# start of Dataset extract
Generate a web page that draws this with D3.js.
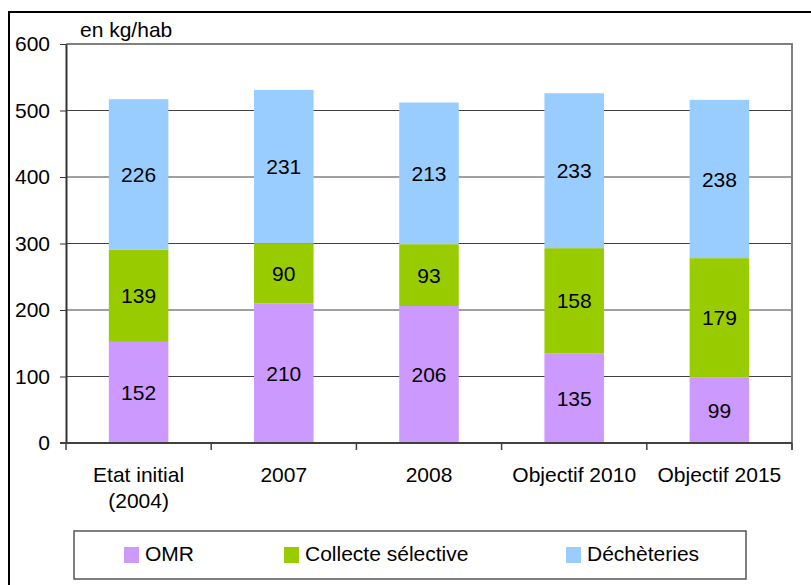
<!DOCTYPE html>
<html>
<head>
<meta charset="utf-8">
<script src="https://cdn.jsdelivr.net/npm/d3@7"></script>
<style>
  body { margin: 0; background: #fff; }
  svg { display: block; font-family: "Liberation Sans", Arial, sans-serif; }
</style>
</head>
<body>
<div id="chart"></div>
<script>
// données (kg/hab)
const categories = [["Etat initial", "(2004)"], ["2007"], ["2008"], ["Objectif 2010"], ["Objectif 2015"]];
const omr = [152, 210, 206, 135, 99];
const collecte = [139, 90, 93, 158, 179];
const decheteries = [226, 231, 213, 233, 238];
const seriesNames = ["OMR", "Collecte sélective", "Déchèteries"];
const seriesColors = ["#cc99ff", "#99cc00", "#99ccff"];
const yTicks = [0, 100, 200, 300, 400, 500, 600];

const width = 811, height = 585;
const margin = {left: 66, right: 19, top: 44, bottom: 142};
const fs = 21;

const svg = d3.select("#chart").append("svg")
    .attr("width", width)
    .attr("height", height);

// outer frame (cropped on right/bottom)
svg.append("path")
    .attr("d", "M9," + height + "V12H" + width)
    .attr("fill", "none")
    .attr("stroke", "#000")
    .attr("stroke-width", 2);

const rows = categories.map((c, i) => ({
    idx: i,
    "OMR": omr[i],
    "Collecte sélective": collecte[i],
    "Déchèteries": decheteries[i]
}));

const x = d3.scaleBand()
    .domain(d3.range(categories.length))
    .range([margin.left, width - margin.right])
    .paddingInner(0.59)
    .paddingOuter(0.295);

const y = d3.scaleLinear()
    .domain([0, 600])
    .range([height - margin.bottom, margin.top]);

const x0 = margin.left, x1 = width - margin.right;

// gridlines
svg.append("g").selectAll("line")
    .data(yTicks.filter(t => t > 0 && t < 600))
    .enter().append("line")
    .attr("x1", x0).attr("x2", x1)
    .attr("y1", d => y(d)).attr("y2", d => y(d))
    .attr("stroke", "#404040")
    .attr("stroke-width", 1);

// bars
const stack = d3.stack().keys(seriesNames);
const layers = stack(rows);

const layerG = svg.append("g").selectAll("g")
    .data(layers)
    .enter().append("g")
    .attr("fill", (d, i) => seriesColors[i]);

layerG.selectAll("rect")
    .data(d => d)
    .enter().append("rect")
    .attr("x", d => x(d.data.idx))
    .attr("width", x.bandwidth())
    .attr("y", d => y(d[1]))
    .attr("height", d => y(d[0]) - y(d[1]));

layerG.selectAll("text")
    .data(d => d)
    .enter().append("text")
    .attr("x", d => x(d.data.idx) + x.bandwidth() / 2)
    .attr("y", d => (y(d[0]) + y(d[1])) / 2)
    .attr("dy", "0.36em")
    .attr("text-anchor", "middle")
    .attr("font-size", fs)
    .attr("fill", "#000")
    .text(d => d[1] - d[0]);

// plot border top/right (gray)
svg.append("path")
    .attr("d", "M" + x0 + "," + y(600) + "H" + x1 + "V" + (y(0) + 7))
    .attr("fill", "none")
    .attr("stroke", "#808080")
    .attr("stroke-width", 2);

// y axis
const yAxis = svg.append("g")
    .attr("transform", "translate(" + x0 + ",0)")
    .call(d3.axisLeft(y).tickValues(yTicks).tickSize(6).tickPadding(10).tickSizeOuter(0));
yAxis.select(".domain").attr("stroke", "#333").attr("stroke-width", 2);
yAxis.selectAll(".tick line").attr("stroke", "#333");
yAxis.selectAll("text").attr("font-size", fs).attr("font-family", "Liberation Sans, Arial, sans-serif").attr("fill", "#000");

// x axis baseline + tick marks at band boundaries
const step = x.step();
const bounds = d3.range(categories.length + 1).map(i => x0 + i * (x1 - x0) / categories.length);
svg.append("line")
    .attr("x1", x0 - 6).attr("x2", x1)
    .attr("y1", y(0)).attr("y2", y(0))
    .attr("stroke", "#404040").attr("stroke-width", 2);
svg.append("g").selectAll("line")
    .data(bounds)
    .enter().append("line")
    .attr("x1", d => d).attr("x2", d => d)
    .attr("y1", y(0)).attr("y2", y(0) + 7)
    .attr("stroke", "#404040").attr("stroke-width", 1.5);

// category labels
const catG = svg.append("g").selectAll("text")
    .data(categories)
    .enter().append("text")
    .attr("text-anchor", "middle")
    .attr("font-size", fs)
    .attr("y", 482);
catG.selectAll("tspan")
    .data((d, i) => d.map(s => ({s: s, i: i})))
    .enter().append("tspan")
    .attr("x", d => x(d.i) + x.bandwidth() / 2)
    .attr("dy", (d, j) => j === 0 ? 0 : 26)
    .text(d => d.s);

// unit label
svg.append("text")
    .attr("x", 80).attr("y", 37)
    .attr("font-size", fs)
    .text("en kg/hab");

// legend
svg.append("rect")
    .attr("x", 74).attr("y", 531)
    .attr("width", 672).attr("height", 48)
    .attr("fill", "#fff")
    .attr("stroke", "#555")
    .attr("stroke-width", 1.5);

const legendX = [124, 284, 566];
const leg = svg.append("g").selectAll("g")
    .data(seriesNames)
    .enter().append("g")
    .attr("transform", (d, i) => "translate(" + legendX[i] + ",547)");
leg.append("rect")
    .attr("width", 15).attr("height", 16)
    .attr("fill", (d, i) => seriesColors[i]);
leg.append("text")
    .attr("x", 21).attr("y", 14)
    .attr("font-size", fs)
    .text(d => d);
</script>
</body>
</html>
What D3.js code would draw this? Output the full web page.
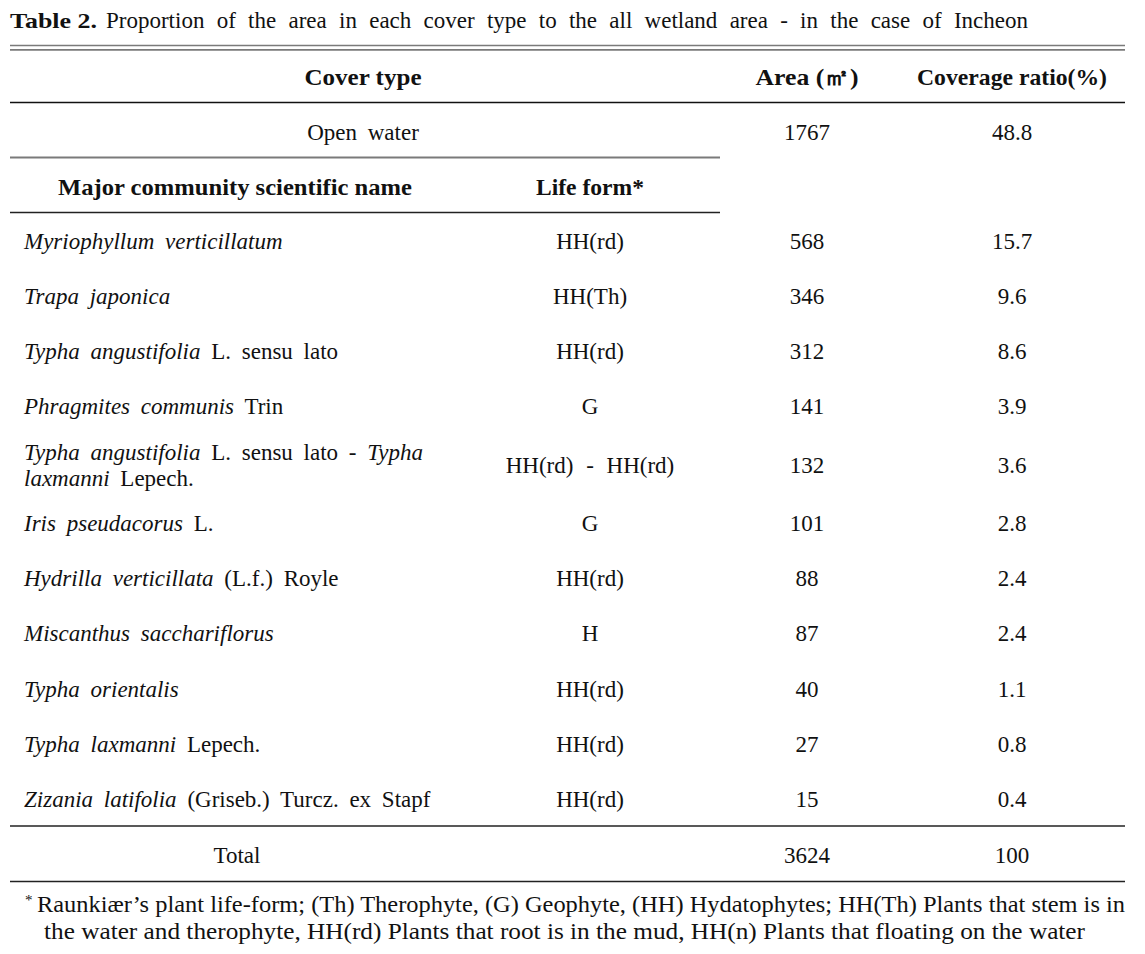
# end of Dataset extract
*Exercise brief*. Everything from the first line of the records through the line containing "const fs = 21;" should be reproduced exactly, apart from the pictures.

*Written response*.
Generate a web page that draws this with D3.js.
<!DOCTYPE html>
<html>
<head>
<meta charset="utf-8">
<script src="https://cdn.jsdelivr.net/npm/d3@7"></script>
<style>
  body { margin: 0; background: #fff; }
  svg { display: block; font-family: "Liberation Sans", Arial, sans-serif; }
</style>
</head>
<body>
<div id="chart"></div>
<script>
// données (kg/hab)
const categories = [["Etat initial", "(2004)"], ["2007"], ["2008"], ["Objectif 2010"], ["Objectif 2015"]];
const omr = [152, 210, 206, 135, 99];
const collecte = [139, 90, 93, 158, 179];
const decheteries = [226, 231, 213, 233, 238];
const seriesNames = ["OMR", "Collecte sélective", "Déchèteries"];
const seriesColors = ["#cc99ff", "#99cc00", "#99ccff"];
const yTicks = [0, 100, 200, 300, 400, 500, 600];

const width = 811, height = 585;
const margin = {left: 66, right: 19, top: 44, bottom: 142};
const fs = 21;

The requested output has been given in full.